Written instruction: The listing below begins with the first line you should copy; stop after the line containing "ax = fig.add_axes([0.111, 0.086, 0.876, 0.889])", and drop every picture.

== Supplied records

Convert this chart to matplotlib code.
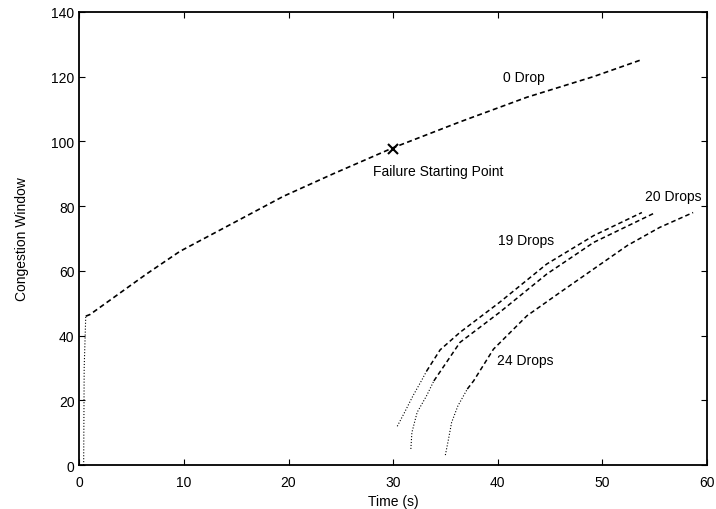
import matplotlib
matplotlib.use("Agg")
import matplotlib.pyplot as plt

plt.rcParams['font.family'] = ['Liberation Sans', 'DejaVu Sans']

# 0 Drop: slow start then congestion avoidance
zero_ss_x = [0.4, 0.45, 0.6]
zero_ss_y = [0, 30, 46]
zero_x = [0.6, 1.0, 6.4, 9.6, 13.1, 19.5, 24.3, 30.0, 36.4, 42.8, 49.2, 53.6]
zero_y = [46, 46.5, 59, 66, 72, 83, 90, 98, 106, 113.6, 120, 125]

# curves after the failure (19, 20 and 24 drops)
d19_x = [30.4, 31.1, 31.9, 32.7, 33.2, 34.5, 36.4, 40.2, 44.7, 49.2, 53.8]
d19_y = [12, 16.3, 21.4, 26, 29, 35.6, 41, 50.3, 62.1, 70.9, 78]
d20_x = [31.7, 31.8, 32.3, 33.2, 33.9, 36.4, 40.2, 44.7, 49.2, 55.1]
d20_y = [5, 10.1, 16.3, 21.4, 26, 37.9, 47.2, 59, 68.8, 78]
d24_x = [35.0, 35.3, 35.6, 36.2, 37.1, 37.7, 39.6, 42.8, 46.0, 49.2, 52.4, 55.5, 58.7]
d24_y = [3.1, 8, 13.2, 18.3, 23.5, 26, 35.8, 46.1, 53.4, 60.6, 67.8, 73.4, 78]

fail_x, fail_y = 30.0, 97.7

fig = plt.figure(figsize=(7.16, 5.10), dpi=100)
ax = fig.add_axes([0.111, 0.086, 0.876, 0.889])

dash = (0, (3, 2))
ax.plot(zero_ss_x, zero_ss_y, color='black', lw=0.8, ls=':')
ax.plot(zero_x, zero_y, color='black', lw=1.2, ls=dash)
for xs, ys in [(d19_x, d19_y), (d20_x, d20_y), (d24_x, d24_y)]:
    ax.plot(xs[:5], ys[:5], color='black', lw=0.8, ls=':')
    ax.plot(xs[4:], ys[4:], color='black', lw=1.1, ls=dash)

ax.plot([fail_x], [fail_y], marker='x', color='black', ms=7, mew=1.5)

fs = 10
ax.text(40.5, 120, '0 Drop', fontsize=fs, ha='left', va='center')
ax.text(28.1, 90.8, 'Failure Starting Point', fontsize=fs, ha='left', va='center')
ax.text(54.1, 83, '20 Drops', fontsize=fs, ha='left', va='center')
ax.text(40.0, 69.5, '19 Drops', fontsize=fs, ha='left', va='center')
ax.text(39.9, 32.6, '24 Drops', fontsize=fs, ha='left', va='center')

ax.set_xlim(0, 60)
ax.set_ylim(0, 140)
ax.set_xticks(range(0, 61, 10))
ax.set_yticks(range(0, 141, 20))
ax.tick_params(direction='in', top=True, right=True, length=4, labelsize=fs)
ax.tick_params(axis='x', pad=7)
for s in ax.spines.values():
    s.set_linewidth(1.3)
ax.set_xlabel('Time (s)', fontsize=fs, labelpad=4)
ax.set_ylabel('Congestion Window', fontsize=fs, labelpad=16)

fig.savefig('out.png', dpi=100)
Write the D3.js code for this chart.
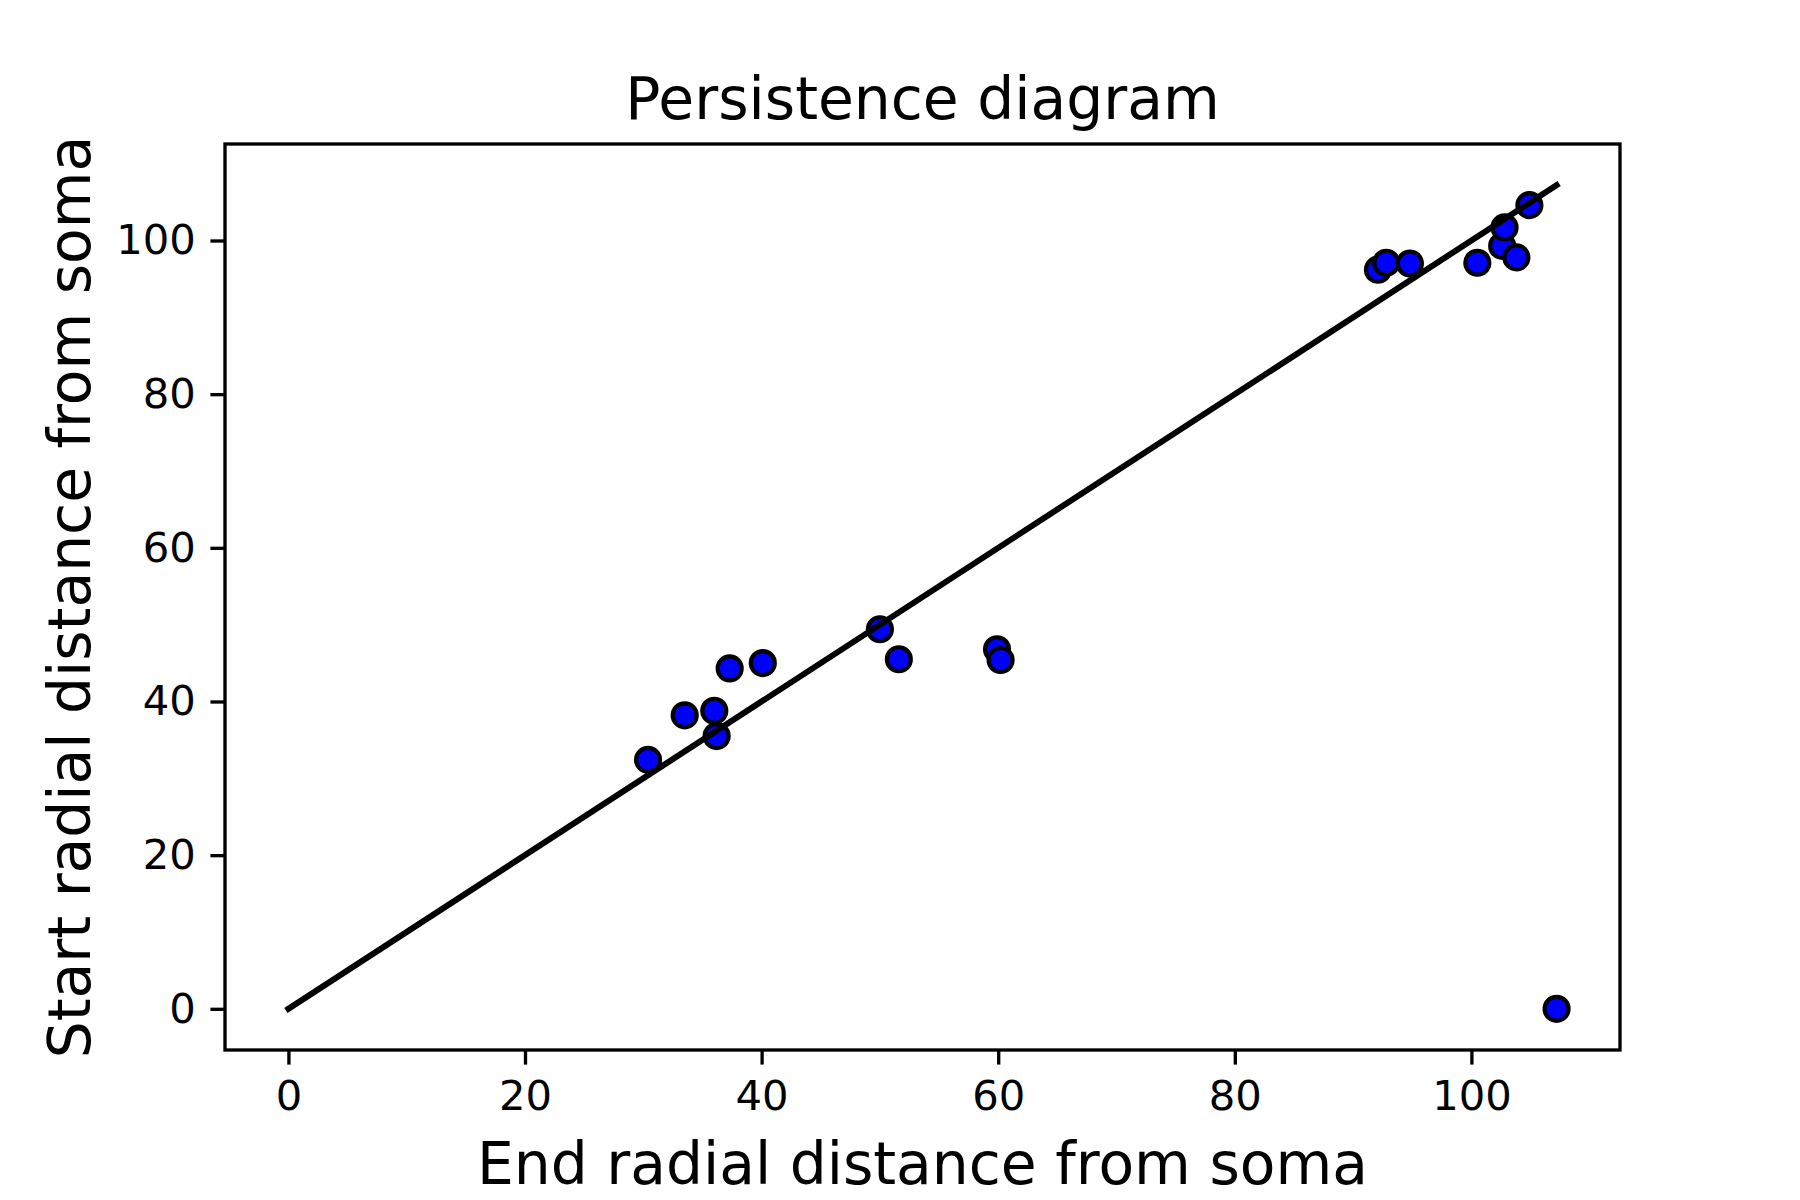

====

Result below:
Convert this chart to matplotlib code.
import matplotlib
matplotlib.use("Agg")
import matplotlib.pyplot as plt

plt.rcParams['font.family'] = ['Liberation Sans', 'DejaVu Sans']

# 0 Drop: slow start then congestion avoidance
zero_ss_x = [0.4, 0.45, 0.6]
zero_ss_y = [0, 30, 46]
zero_x = [0.6, 1.0, 6.4, 9.6, 13.1, 19.5, 24.3, 30.0, 36.4, 42.8, 49.2, 53.6]
zero_y = [46, 46.5, 59, 66, 72, 83, 90, 98, 106, 113.6, 120, 125]

# curves after the failure (19, 20 and 24 drops)
d19_x = [30.4, 31.1, 31.9, 32.7, 33.2, 34.5, 36.4, 40.2, 44.7, 49.2, 53.8]
d19_y = [12, 16.3, 21.4, 26, 29, 35.6, 41, 50.3, 62.1, 70.9, 78]
d20_x = [31.7, 31.8, 32.3, 33.2, 33.9, 36.4, 40.2, 44.7, 49.2, 55.1]
d20_y = [5, 10.1, 16.3, 21.4, 26, 37.9, 47.2, 59, 68.8, 78]
d24_x = [35.0, 35.3, 35.6, 36.2, 37.1, 37.7, 39.6, 42.8, 46.0, 49.2, 52.4, 55.5, 58.7]
d24_y = [3.1, 8, 13.2, 18.3, 23.5, 26, 35.8, 46.1, 53.4, 60.6, 67.8, 73.4, 78]

fail_x, fail_y = 30.0, 97.7

fig = plt.figure(figsize=(7.16, 5.10), dpi=100)
ax = fig.add_axes([0.111, 0.086, 0.876, 0.889])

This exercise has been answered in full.